Matt LaForge has been a beekeeper for half of his life. No, Matt is not in his sixties, retired or tending to his hives in his spare time. It’s hard to know what’s more inspiring: that at the age of twelve he first fell in love with these honey producing insects, or now at the age of twenty four he has established a successful agricultural enterprise in Golden Hills Honey. Either way, this very experienced beekeeper is a role model for beginning farmers and honey lovers alike.

Matt fell in love with bees upon first discovering the buzzing beauties in the backyard of his grandfather’s neighbor, Tom. “It was a surprise to me, and my family too,” he recounts about the onset of his deep fascination with these delightful insects. This young aspiring beekeeper implored his parents to add a backyard hive to their Brookfield, Wis., home. His persistence paid off. After countless hours of bee research, Matt eventually gained his parents’ approval for the purchase of his first hive from Tom.

In the fall of that first season tending a hive, he was overwhelmed by the harvest of golden sweetness, all of which needed a home. Those first sticky streams of honey were bottled and sold through word of mouth with a Golden Hills Honey label.

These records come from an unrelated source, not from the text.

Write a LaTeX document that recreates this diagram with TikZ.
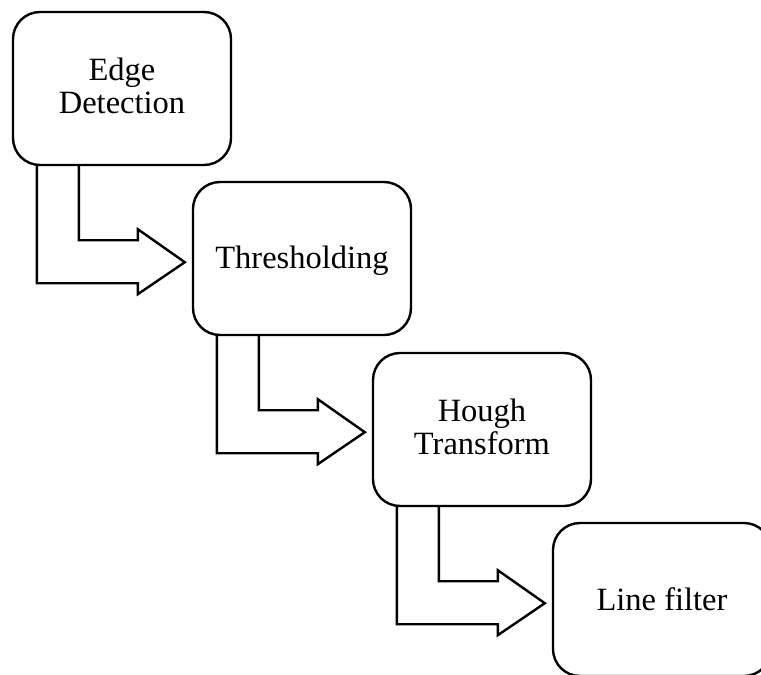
\documentclass[tikz,border=0pt]{standalone}
\usepackage{fontspec}
\setmainfont{Liberation Serif}
\usetikzlibrary{calc}
\begin{document}
\begin{tikzpicture}[x=1pt,y=-1pt,
  stepbox/.style={draw, line width=2.4pt, rounded corners=27pt, minimum width=218pt, minimum height=153pt, inner sep=0pt},
  steptext/.style={font=\fontsize{32.5}{33}\selectfont, align=center, inner sep=0pt},
  bentarrow/.style={draw, line width=2.4pt, line join=miter}]
\useasboundingbox (0,0) rectangle (761,675);
\clip (0,0) rectangle (761,675);
\node[stepbox] (b1) at (122,88.5) {};
\node[stepbox] (b2) at (302,258.5) {};
\node[stepbox] (b3) at (482,429.5) {};
\node[stepbox] (b4) at (662,599.5) {};
\node[steptext] (t1) at ($(b1.center)+(0,-3)$) {Edge\\Detection};
\node[steptext] (t2) at ($(b2.center)+(0,2)$) {Thresholding};
\node[steptext] (t3) at ($(b3.center)+(0,-3)$) {Hough\\Transform};
\node[steptext] (t4) at ($(b4.center)+(0,0)$) {Line filter};
\foreach \s in {b1,b2,b3}{
  \draw[bentarrow] ($(\s.south west)+(25,0)$) -- ++(0,117) -- ++(101,0) -- ++(0,11) -- ++(47,-32) -- ++(-47,-33) -- ++(0,11) -- ++(-59,0) -- ++(0,-74);
}
\end{tikzpicture}
\end{document}
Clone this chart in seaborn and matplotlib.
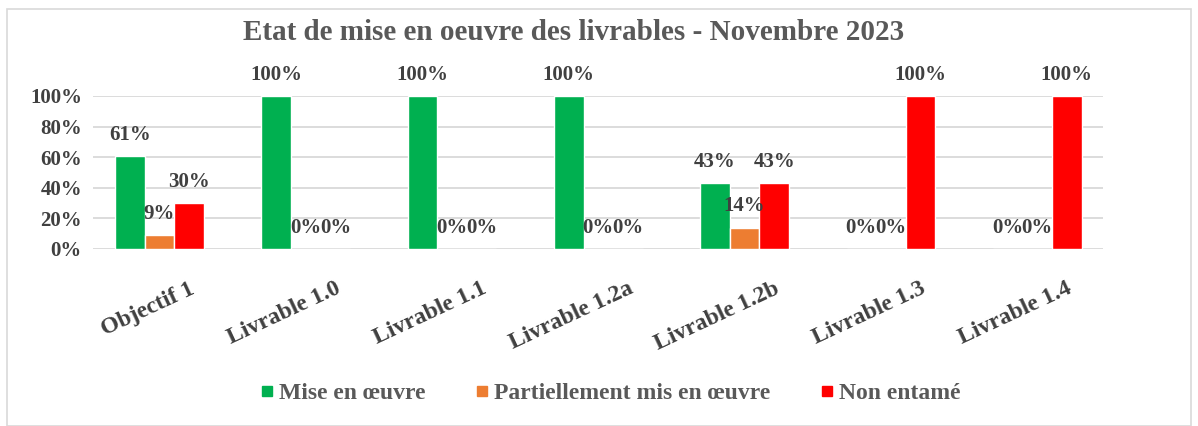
import pandas as pd
import matplotlib
matplotlib.use("Agg")
import matplotlib.pyplot as plt
import seaborn as sns
from matplotlib.patches import Rectangle
from matplotlib.lines import Line2D
from matplotlib.transforms import ScaledTranslation

# ----------------- data -----------------
livrables = ["Objectif 1", "Livrable 1.0", "Livrable 1.1", "Livrable 1.2a",
             "Livrable 1.2b", "Livrable 1.3", "Livrable 1.4"]
mise_en_oeuvre = [61, 100, 100, 100, 43, 0, 0]
partiellement = [9, 0, 0, 0, 14, 0, 0]
non_entame = [30, 0, 0, 0, 43, 100, 100]
series = ["Mise en œuvre", "Partiellement mis en œuvre", "Non entamé"]
couleurs = ["#00B050", "#ED7D31", "#FF0000"]
y_ticks = [0, 20, 40, 60, 80, 100]

df = pd.DataFrame({
    "livrable": livrables * 3,
    "serie": [series[0]] * 7 + [series[1]] * 7 + [series[2]] * 7,
    "valeur": mise_en_oeuvre + partiellement + non_entame,
})

# ----------------- figure -----------------
sns.set_style("white")
serif = ['Liberation Serif', 'DejaVu Serif']
plt.rcParams['font.family'] = serif
plt.rcParams['font.weight'] = 'bold'

fig = plt.figure(figsize=(11.98, 4.26), dpi=100)
ax = fig.add_axes([93/1198, 1-249/426, (1103-93)/1198, (249-96)/426])

sns.barplot(data=df, x="livrable", y="valeur", hue="serie", palette=couleurs,
            width=0.607, saturation=1, legend=False, ax=ax)

txt = "#404040"
for cont in ax.containers:
    vals = [b.get_height() for b in cont]
    ax.bar_label(cont, labels=[f"{v:.0f}%" for v in vals], padding=8,
                 fontsize=15, fontweight='bold', color=txt)

ax.set_ylim(0, 100)
ax.set_xlim(-0.455, 6.45)
ax.set_yticks(y_ticks)
ax.set_yticklabels([f"{v}%" for v in y_ticks], fontsize=15, fontweight='bold', color=txt)
ax.yaxis.grid(True, color="#D9D9D9", linewidth=1.3)
ax.set_axisbelow(True)
ax.tick_params(axis='both', length=0)
ax.tick_params(axis='y', pad=8)
ax.tick_params(axis='x', pad=21)
ax.set_xlabel("")
ax.set_ylabel("")
for s in ax.spines.values():
    s.set_visible(False)

# rotated category labels, right end a bit to the right of the group centre
offset = ScaledTranslation(38/100, 0, fig.dpi_scale_trans)
for lab in ax.get_xticklabels():
    lab.set_rotation(25)
    lab.set_ha('right')
    lab.set_fontsize(17)
    lab.set_fontweight('bold')
    lab.set_color(txt)
    lab.set_transform(lab.get_transform() + offset)

fig.text(574/1198, 1-32/426, "Etat de mise en oeuvre des livrables - Novembre 2023",
         ha='center', va='center', fontsize=21, fontweight='bold', color="#595959")

handles = [Line2D([], [], marker='s', linestyle='', markersize=7.5,
                  markerfacecolor=c, markeredgecolor=c) for c in couleurs]
leg = fig.legend(handles, series, loc='center', bbox_to_anchor=(611/1198, 1-393/426),
                 ncol=3, frameon=False, handlelength=0.5, handletextpad=0.25,
                 columnspacing=2.15, fontsize=17)
for t in leg.get_texts():
    t.set_family(serif)
    t.set_fontweight('bold')
    t.set_color("#595959")

fig.patches.append(Rectangle((7/1198, 0), (1191-7)/1198, (426-9)/426,
                             transform=fig.transFigure, fill=False,
                             edgecolor="#D9D9D9", linewidth=1.2))

fig.savefig("out.png", dpi=100)
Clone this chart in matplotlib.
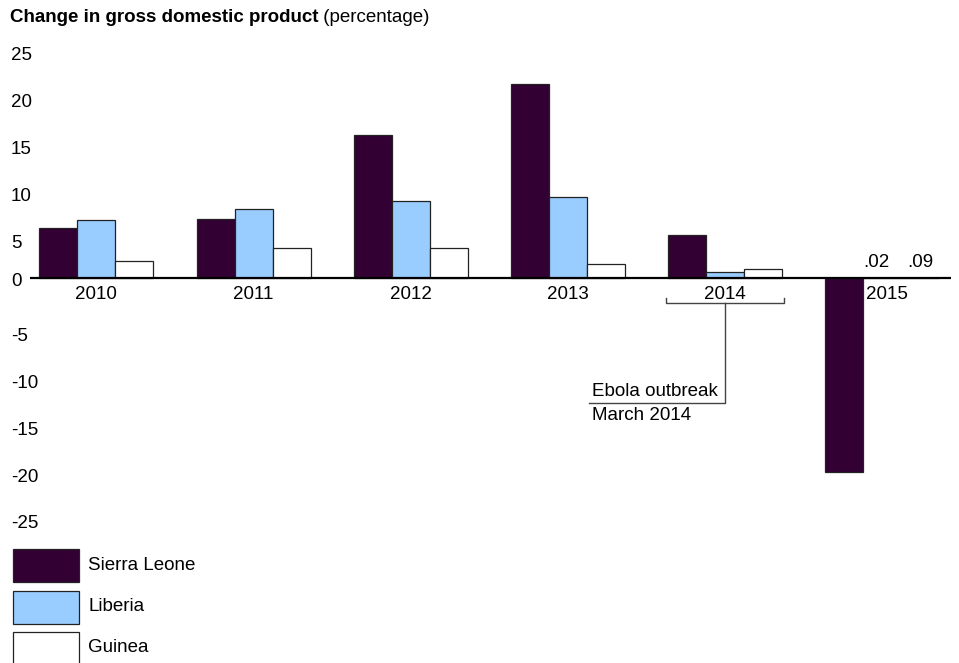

Yes, all at the age of twelve.

Twelve years later, a good number of Matt’s initial customers still purchase honey today, just lots more of it. Thanks to Matt’s apiarist passions and business acumen, Golden Hills Honey has grown from a one hive hobby in a Brookfield backyard to a 40 hive enterprise producing 3,100 pounds of honey in 2012.

Matt LaForge with a few of his many hives.

What inspired such a transition? “A lot of people think I went to the Agricultural Economics program because of the bees, but it’s the other way around,” Matt explained about the meshing of his academic and agricultural pursuits. Two pivotal experiences in the winter of 2010 piqued Matt’s interest in transforming his existing bee passion into something more. The first was regularly encountering stories and profiles of successful small, sustainable agricultural producers in his coursework as an undergraduate studying economics at UW-Madison. The second was quality time spent with one of his professors, who was starting his own small farm. As Matt and his professor walked the fields and talked about fencing and the challenges of starting a small business, Matt’s light bulb lit up. Could he build on his years of beekeeping experience and dedicated customer base to create a true farming venture?

“I’d be really busy, but my schedule would be flexible. I decided that I had the time to go around the state and take care of all these bees.” Which was precisely the opportunity Matt faced as he prepared to transition into a graduate program in Agricultural Economics at UW-Madison. He undertook some business planning, and the numbers provided him the confidence to devote time and invest funds to expand the bees as a business. And yes, all while in graduate school.